INSTRUCTION :: Retype the whole listing, please, keeping every line exact and dropping the pictures.

INFORMATION SUPPLIED ::
□ □ □
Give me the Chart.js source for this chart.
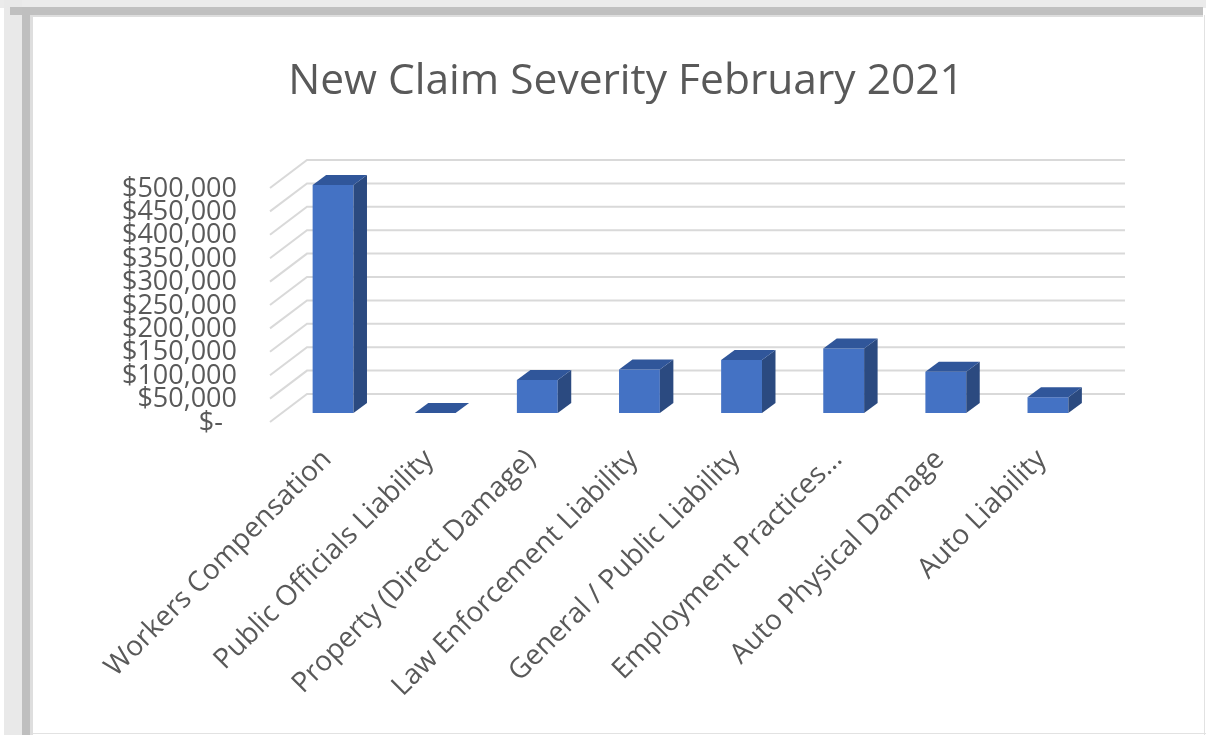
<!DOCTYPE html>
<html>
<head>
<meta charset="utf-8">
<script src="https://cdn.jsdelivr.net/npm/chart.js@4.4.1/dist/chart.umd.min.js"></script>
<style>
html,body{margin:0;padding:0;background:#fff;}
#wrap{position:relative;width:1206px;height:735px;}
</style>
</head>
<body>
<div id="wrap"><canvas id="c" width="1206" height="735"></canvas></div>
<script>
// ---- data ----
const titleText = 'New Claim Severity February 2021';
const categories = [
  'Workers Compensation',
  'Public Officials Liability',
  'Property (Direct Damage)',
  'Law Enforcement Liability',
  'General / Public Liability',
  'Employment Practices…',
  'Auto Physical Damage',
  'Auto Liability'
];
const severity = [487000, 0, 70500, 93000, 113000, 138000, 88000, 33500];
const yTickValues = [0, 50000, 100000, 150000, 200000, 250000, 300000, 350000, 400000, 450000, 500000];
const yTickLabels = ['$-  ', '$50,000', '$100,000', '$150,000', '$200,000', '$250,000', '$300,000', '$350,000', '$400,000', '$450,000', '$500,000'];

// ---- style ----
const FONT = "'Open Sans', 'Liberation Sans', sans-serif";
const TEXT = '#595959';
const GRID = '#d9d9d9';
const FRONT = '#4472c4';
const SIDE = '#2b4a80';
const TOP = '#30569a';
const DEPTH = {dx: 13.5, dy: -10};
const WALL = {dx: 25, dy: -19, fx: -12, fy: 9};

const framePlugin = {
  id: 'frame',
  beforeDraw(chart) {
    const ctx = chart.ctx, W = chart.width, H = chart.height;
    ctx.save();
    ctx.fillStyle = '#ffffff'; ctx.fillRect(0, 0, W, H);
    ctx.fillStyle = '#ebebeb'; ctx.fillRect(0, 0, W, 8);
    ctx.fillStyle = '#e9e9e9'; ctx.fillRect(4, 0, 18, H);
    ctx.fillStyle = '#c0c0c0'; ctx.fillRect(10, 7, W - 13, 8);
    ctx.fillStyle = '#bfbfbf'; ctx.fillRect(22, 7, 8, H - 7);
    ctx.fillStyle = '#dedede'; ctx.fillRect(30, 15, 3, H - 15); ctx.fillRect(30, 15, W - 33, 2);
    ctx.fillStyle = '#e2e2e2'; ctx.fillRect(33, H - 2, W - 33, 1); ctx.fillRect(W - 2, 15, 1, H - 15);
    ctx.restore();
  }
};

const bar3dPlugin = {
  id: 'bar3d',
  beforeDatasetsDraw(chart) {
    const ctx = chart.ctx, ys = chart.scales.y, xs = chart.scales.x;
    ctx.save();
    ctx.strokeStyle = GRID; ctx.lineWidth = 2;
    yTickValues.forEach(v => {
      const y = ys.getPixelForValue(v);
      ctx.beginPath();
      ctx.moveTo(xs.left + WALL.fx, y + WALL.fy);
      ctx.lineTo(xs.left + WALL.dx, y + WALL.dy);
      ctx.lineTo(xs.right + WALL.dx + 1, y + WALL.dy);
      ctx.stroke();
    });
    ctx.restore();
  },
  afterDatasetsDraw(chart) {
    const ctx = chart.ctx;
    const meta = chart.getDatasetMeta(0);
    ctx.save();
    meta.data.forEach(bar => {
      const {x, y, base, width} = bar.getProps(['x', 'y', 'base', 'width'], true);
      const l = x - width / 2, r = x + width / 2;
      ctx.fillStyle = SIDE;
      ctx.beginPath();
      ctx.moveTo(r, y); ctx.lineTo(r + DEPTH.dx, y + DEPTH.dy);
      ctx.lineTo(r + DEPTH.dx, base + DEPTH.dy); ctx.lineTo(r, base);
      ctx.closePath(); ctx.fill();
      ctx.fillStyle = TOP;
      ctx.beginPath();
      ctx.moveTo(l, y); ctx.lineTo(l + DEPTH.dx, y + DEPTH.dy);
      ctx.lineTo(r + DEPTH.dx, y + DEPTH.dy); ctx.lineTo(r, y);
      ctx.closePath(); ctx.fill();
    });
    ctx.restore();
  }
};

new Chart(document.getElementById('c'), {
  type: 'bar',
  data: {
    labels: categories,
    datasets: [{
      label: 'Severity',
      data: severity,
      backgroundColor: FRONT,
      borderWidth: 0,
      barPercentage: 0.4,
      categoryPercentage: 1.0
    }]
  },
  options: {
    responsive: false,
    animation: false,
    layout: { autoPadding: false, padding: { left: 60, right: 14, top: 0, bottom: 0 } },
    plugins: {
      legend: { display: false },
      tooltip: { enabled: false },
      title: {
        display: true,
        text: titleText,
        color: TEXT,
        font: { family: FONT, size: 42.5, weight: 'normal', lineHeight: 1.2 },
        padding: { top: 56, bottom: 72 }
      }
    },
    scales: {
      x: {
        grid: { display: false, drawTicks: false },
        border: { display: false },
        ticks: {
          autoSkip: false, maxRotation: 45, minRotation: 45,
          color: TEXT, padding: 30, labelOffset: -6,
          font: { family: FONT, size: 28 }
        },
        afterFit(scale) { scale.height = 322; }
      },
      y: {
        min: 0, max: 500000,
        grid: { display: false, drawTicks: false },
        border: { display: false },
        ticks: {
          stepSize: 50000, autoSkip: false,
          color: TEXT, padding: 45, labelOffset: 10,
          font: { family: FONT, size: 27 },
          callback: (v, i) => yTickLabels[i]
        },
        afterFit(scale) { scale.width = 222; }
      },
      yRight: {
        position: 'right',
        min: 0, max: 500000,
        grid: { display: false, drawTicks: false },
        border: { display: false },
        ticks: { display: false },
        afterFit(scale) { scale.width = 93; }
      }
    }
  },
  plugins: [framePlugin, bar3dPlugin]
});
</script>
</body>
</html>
□ □ □
SOLVED EXERCISE ::
Give me the Chart.js source for this chart.
<!DOCTYPE html>
<html>
<head>
<meta charset="utf-8">
<script src="https://cdn.jsdelivr.net/npm/chart.js@4.4.1/dist/chart.umd.min.js"></script>
<style>
html,body{margin:0;padding:0;background:#fff;}
#wrap{position:relative;width:1206px;height:735px;}
</style>
</head>
<body>
<div id="wrap"><canvas id="c" width="1206" height="735"></canvas></div>
<script>
// ---- data ----
const titleText = 'New Claim Severity February 2021';
const categories = [
  'Workers Compensation',
  'Public Officials Liability',
  'Property (Direct Damage)',
  'Law Enforcement Liability',
  'General / Public Liability',
  'Employment Practices…',
  'Auto Physical Damage',
  'Auto Liability'
];
const severity = [487000, 0, 70500, 93000, 113000, 138000, 88000, 33500];
const yTickValues = [0, 50000, 100000, 150000, 200000, 250000, 300000, 350000, 400000, 450000, 500000];
const yTickLabels = ['$-  ', '$50,000', '$100,000', '$150,000', '$200,000', '$250,000', '$300,000', '$350,000', '$400,000', '$450,000', '$500,000'];

// ---- style ----
const FONT = "'Open Sans', 'Liberation Sans', sans-serif";
const TEXT = '#595959';
const GRID = '#d9d9d9';
const FRONT = '#4472c4';
const SIDE = '#2b4a80';
const TOP = '#30569a';
const DEPTH = {dx: 13.5, dy: -10};
const WALL = {dx: 25, dy: -19, fx: -12, fy: 9};

const framePlugin = {
  id: 'frame',
  beforeDraw(chart) {
    const ctx = chart.ctx, W = chart.width, H = chart.height;
    ctx.save();
    ctx.fillStyle = '#ffffff'; ctx.fillRect(0, 0, W, H);
    ctx.fillStyle = '#ebebeb'; ctx.fillRect(0, 0, W, 8);
    ctx.fillStyle = '#e9e9e9'; ctx.fillRect(4, 0, 18, H);
    ctx.fillStyle = '#c0c0c0'; ctx.fillRect(10, 7, W - 13, 8);
    ctx.fillStyle = '#bfbfbf'; ctx.fillRect(22, 7, 8, H - 7);
    ctx.fillStyle = '#dedede'; ctx.fillRect(30, 15, 3, H - 15); ctx.fillRect(30, 15, W - 33, 2);
    ctx.fillStyle = '#e2e2e2'; ctx.fillRect(33, H - 2, W - 33, 1); ctx.fillRect(W - 2, 15, 1, H - 15);
    ctx.restore();
  }
};

const bar3dPlugin = {
  id: 'bar3d',
  beforeDatasetsDraw(chart) {
    const ctx = chart.ctx, ys = chart.scales.y, xs = chart.scales.x;
    ctx.save();
    ctx.strokeStyle = GRID; ctx.lineWidth = 2;
    yTickValues.forEach(v => {
      const y = ys.getPixelForValue(v);
      ctx.beginPath();
      ctx.moveTo(xs.left + WALL.fx, y + WALL.fy);
      ctx.lineTo(xs.left + WALL.dx, y + WALL.dy);
      ctx.lineTo(xs.right + WALL.dx + 1, y + WALL.dy);
      ctx.stroke();
    });
    ctx.restore();
  },
  afterDatasetsDraw(chart) {
    const ctx = chart.ctx;
    const meta = chart.getDatasetMeta(0);
    ctx.save();
    meta.data.forEach(bar => {
      const {x, y, base, width} = bar.getProps(['x', 'y', 'base', 'width'], true);
      const l = x - width / 2, r = x + width / 2;
      ctx.fillStyle = SIDE;
      ctx.beginPath();
      ctx.moveTo(r, y); ctx.lineTo(r + DEPTH.dx, y + DEPTH.dy);
      ctx.lineTo(r + DEPTH.dx, base + DEPTH.dy); ctx.lineTo(r, base);
      ctx.closePath(); ctx.fill();
      ctx.fillStyle = TOP;
      ctx.beginPath();
      ctx.moveTo(l, y); ctx.lineTo(l + DEPTH.dx, y + DEPTH.dy);
      ctx.lineTo(r + DEPTH.dx, y + DEPTH.dy); ctx.lineTo(r, y);
      ctx.closePath(); ctx.fill();
    });
    ctx.restore();
  }
};

new Chart(document.getElementById('c'), {
  type: 'bar',
  data: {
    labels: categories,
    datasets: [{
      label: 'Severity',
      data: severity,
      backgroundColor: FRONT,
      borderWidth: 0,
      barPercentage: 0.4,
      categoryPercentage: 1.0
    }]
  },
  options: {
    responsive: false,
    animation: false,
    layout: { autoPadding: false, padding: { left: 60, right: 14, top: 0, bottom: 0 } },
    plugins: {
      legend: { display: false },
      tooltip: { enabled: false },
      title: {
        display: true,
        text: titleText,
        color: TEXT,
        font: { family: FONT, size: 42.5, weight: 'normal', lineHeight: 1.2 },
        padding: { top: 56, bottom: 72 }
      }
    },
    scales: {
      x: {
        grid: { display: false, drawTicks: false },
        border: { display: false },
        ticks: {
          autoSkip: false, maxRotation: 45, minRotation: 45,
          color: TEXT, padding: 30, labelOffset: -6,
          font: { family: FONT, size: 28 }
        },
        afterFit(scale) { scale.height = 322; }
      },
      y: {
        min: 0, max: 500000,
        grid: { display: false, drawTicks: false },
        border: { display: false },
        ticks: {
          stepSize: 50000, autoSkip: false,
          color: TEXT, padding: 45, labelOffset: 10,
          font: { family: FONT, size: 27 },
          callback: (v, i) => yTickLabels[i]
        },
        afterFit(scale) { scale.width = 222; }
      },
      yRight: {
        position: 'right',
        min: 0, max: 500000,
        grid: { display: false, drawTicks: false },
        border: { display: false },
        ticks: { display: false },
        afterFit(scale) { scale.width = 93; }
      }
    }
  },
  plugins: [framePlugin, bar3dPlugin]
});
</script>
</body>
</html>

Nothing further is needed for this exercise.